Emperyalist güçlerin, işlerine gelmeyeni devirip kuklalarını göreve getirdiklerini artık sağır sultan bile öğrendi.
Türkiye de kendi haline bırakılmayacak kadar önemli bir ülkedir. O yüzden de kuruluşundan bu yana sürekli yakın takipte tutulmuş, gerek duyuldukça “uyarılmış” sonuç alınamazsa “silah”la yola getirilmiştir!
Ne var ki bu “muti” ülke son dönemde ayar tutmaz olmuştur!..
Tarlasına ekeceği haşhaş için bile izin isteyen, 70 cent’e muhtaç olduğu için IMF’nin kapısında bekleyen Türkiye gitmiş, batının sabıkalarını yüzüne vuran, gelişmiş dünyaya asma köprüler kuran bir ülke gelmiştir.
Cumhurbaşkanı Erdoğan’ın, şımarık çocuklarına çektiği “One minute” ayarı ve “Dünya 5’ten büyüktür” ifşaatları yüzyıllardır emek verdikleri(!) düzeni kökten sarsıyordu.

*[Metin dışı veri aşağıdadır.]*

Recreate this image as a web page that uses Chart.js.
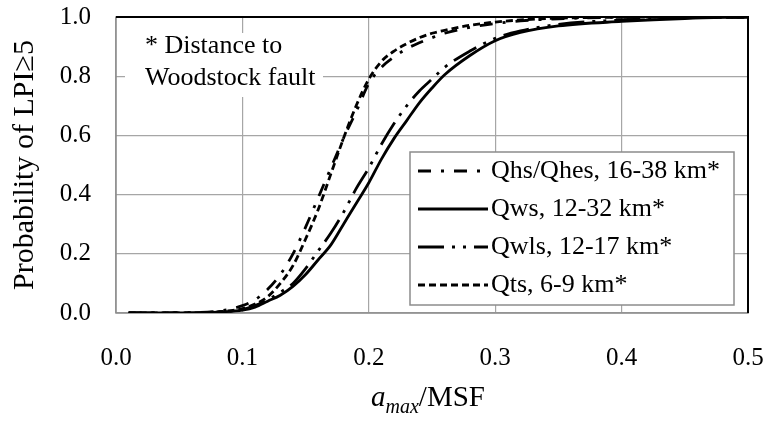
<!DOCTYPE html>
<html>
<head>
<meta charset="utf-8">
<script src="https://cdn.jsdelivr.net/npm/chart.js@4.4.0/dist/chart.umd.min.js"></script>
<style>
  html, body { margin: 0; background: #fff; }
</style>
</head>
<body>
<canvas id="cdf" width="763" height="421"></canvas>
<script>
// a_max/MSF sample points shared by every curve
const xVals = [0.01, 0.05, 0.08, 0.10, 0.11, 0.12, 0.13, 0.14, 0.15, 0.16, 0.17, 0.18, 0.19,
  0.20, 0.21, 0.22, 0.23, 0.24, 0.25, 0.26, 0.28, 0.30, 0.32, 0.35, 0.40, 0.45, 0.50];

// P(LPI >= 5) per geologic unit
const qhsQhes = [0, 0.001, 0.006, 0.025, 0.045, 0.08, 0.13, 0.20, 0.29, 0.39, 0.49, 0.59, 0.68,
  0.775, 0.83, 0.865, 0.893, 0.913, 0.93, 0.945, 0.965, 0.978, 0.987, 0.994, 0.999, 1, 1];
const qws = [0, 0, 0.003, 0.01, 0.02, 0.04, 0.06, 0.09, 0.13, 0.18, 0.23, 0.30, 0.37,
  0.44, 0.52, 0.59, 0.65, 0.71, 0.76, 0.805, 0.87, 0.92, 0.948, 0.97, 0.985, 0.995, 1];
const qwls = [0, 0, 0.003, 0.012, 0.025, 0.045, 0.07, 0.10, 0.15, 0.21, 0.27, 0.34, 0.42,
  0.49, 0.57, 0.64, 0.70, 0.75, 0.79, 0.83, 0.885, 0.928, 0.953, 0.975, 0.99, 0.997, 1];
const qts = [0, 0, 0.004, 0.015, 0.03, 0.055, 0.10, 0.16, 0.25, 0.35, 0.47, 0.59, 0.70,
  0.79, 0.85, 0.885, 0.91, 0.93, 0.945, 0.955, 0.972, 0.983, 0.99, 0.996, 0.999, 1, 1];

const seriesLabels = ['Qhs/Qhes, 16-38 km*', 'Qws, 12-32 km*', 'Qwls, 12-17 km*', 'Qts, 6-9 km*'];
const xTicks = [0, 0.1, 0.2, 0.3, 0.4, 0.5];
const yTicks = [0, 0.2, 0.4, 0.6, 0.8, 1.0];
const note = ['* Distance to', 'Woodstock fault'];

const SERIF = '"Liberation Serif", "Times New Roman", serif';

function pts(ys) { return xVals.map((x, i) => ({ x, y: ys[i] })); }

// dash-dot, solid, dash-dot-dot, short dash
const dashes = [[13, 10, 3, 10], [], [26, 8, 3, 8, 3, 8], [7, 4]];

const datasets = [qhsQhes, qws, qwls, qts].map((ys, i) => ({
  label: seriesLabels[i],
  data: pts(ys),
  borderColor: '#000',
  borderWidth: 2.8,
  borderDash: dashes[i],
  pointRadius: 0,
  fill: false,
  cubicInterpolationMode: 'monotone',
}));

const framePlugin = {
  id: 'frame',
  beforeDatasetsDraw(chart) {
    const { ctx, chartArea: a } = chart;
    ctx.save();
    ctx.strokeStyle = '#8c8c8c';
    ctx.lineWidth = 1.5;
    ctx.strokeRect(a.left, a.top, a.right - a.left, a.bottom - a.top);
    ctx.strokeStyle = '#000';
    ctx.lineWidth = 2;
    ctx.beginPath();
    ctx.moveTo(a.left, a.top);
    ctx.lineTo(a.right, a.top);
    ctx.lineTo(a.right, a.bottom);
    ctx.stroke();
    ctx.restore();
  },
  afterDraw(chart) {
    const { ctx, chartArea: a } = chart;
    ctx.save();
    // note in the upper left
    ctx.fillStyle = '#fff';
    ctx.fillRect(a.left + 9, a.top + 16, 198, 64);
    ctx.fillStyle = '#000';
    ctx.font = '26px ' + SERIF;
    ctx.textBaseline = 'alphabetic';
    ctx.fillText(note[0], a.left + 29, a.top + 36);
    ctx.fillText(note[1], a.left + 29, a.top + 68);

    // legend box
    const lx = 410, ly = 152, lw = 324, lh = 153;
    ctx.fillStyle = '#fff';
    ctx.fillRect(lx, ly, lw, lh);
    ctx.strokeStyle = '#8c8c8c';
    ctx.lineWidth = 1.5;
    ctx.strokeRect(lx, ly, lw, lh);
    chart.data.datasets.forEach((ds, i) => {
      const cy = ly + 19 + i * 38;
      ctx.strokeStyle = '#000';
      ctx.lineWidth = ds.borderWidth;
      ctx.setLineDash(ds.borderDash);
      ctx.beginPath();
      ctx.moveTo(lx + 8, cy);
      ctx.lineTo(lx + 78, cy);
      ctx.stroke();
      ctx.setLineDash([]);
      ctx.fillStyle = '#000';
      ctx.font = '26px ' + SERIF;
      ctx.textBaseline = 'middle';
      ctx.fillText(ds.label, lx + 81, cy);
    });

    // x axis title: italic a with subscript max, then /MSF
    const base = 406;
    const p1 = 'a', p2 = 'max', p3 = '/MSF';
    ctx.textBaseline = 'alphabetic';
    ctx.font = 'italic 29px ' + SERIF;
    const w1 = ctx.measureText(p1).width;
    ctx.font = 'italic 20px ' + SERIF;
    const w2 = ctx.measureText(p2).width;
    ctx.font = '29px ' + SERIF;
    const w3 = ctx.measureText(p3).width;
    let x = (a.left + a.right) / 2 - 4 - (w1 + w2 + w3) / 2;
    ctx.font = 'italic 29px ' + SERIF;
    ctx.fillText(p1, x, base);
    x += w1;
    ctx.font = 'italic 20px ' + SERIF;
    ctx.fillText(p2, x, base + 7);
    x += w2;
    ctx.font = '29px ' + SERIF;
    ctx.fillText(p3, x, base);
    ctx.restore();
  }
};

new Chart(document.getElementById('cdf'), {
  type: 'line',
  data: { datasets },
  options: {
    responsive: false,
    animation: false,
    devicePixelRatio: 1,
    layout: { padding: { top: 17, right: 15, left: 0, bottom: 0 } },
    plugins: { legend: { display: false }, tooltip: { enabled: false } },
    scales: {
      x: {
        type: 'linear',
        min: 0, max: 0.5,
        afterBuildTicks: (s) => { s.ticks = xTicks.map(v => ({ value: v })); },
        afterFit: (s) => { s.height = 108; s.paddingLeft = 0; s.paddingRight = 0; },
        ticks: {
          callback: (v) => Number(v).toFixed(1),
          color: '#000',
          font: { family: SERIF, size: 25 },
          padding: 30,
          maxRotation: 0,
        },
        grid: { color: '#a6a6a6', lineWidth: 1.2, drawTicks: false },
        border: { display: false },
      },
      y: {
        min: 0, max: 1,
        afterBuildTicks: (s) => { s.ticks = yTicks.map(v => ({ value: v })); },
        afterFit: (s) => { s.width = 116; s.paddingTop = 0; s.paddingBottom = 0; },
        ticks: {
          callback: (v) => Number(v).toFixed(1),
          color: '#000',
          font: { family: SERIF, size: 25 },
          padding: 25,
        },
        grid: { color: '#a6a6a6', lineWidth: 1.2, drawTicks: false },
        border: { display: false },
        title: {
          display: true,
          text: 'Probability of LPI\u22655',
          color: '#000',
          font: { family: SERIF, size: 30 },
          padding: { top: 7, bottom: 0 },
        },
      },
    },
  },
  plugins: [framePlugin],
});
</script>
</body>
</html>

Üstelik de bu Kasımpaşalı, bütün sömürge coğrafyalarında bir kahraman olarak tanınıyor ve örnek alınıyordu.
Bu gidiş durdurulma- lıydı!..
Karar verildi: Erdoğan gitmeliydi!..
Karar verilmiş, kalem kırılmıştı.
Operasyon başlatıldı ve üzerine X işareti atıldı.
Artık o bir “yürüyen ölü”den ibaretti!
Nitekim kısa süre sonra üç-beş ağacın köküyle sökülmesi bütün Türkiye’yi kökünden sarstı.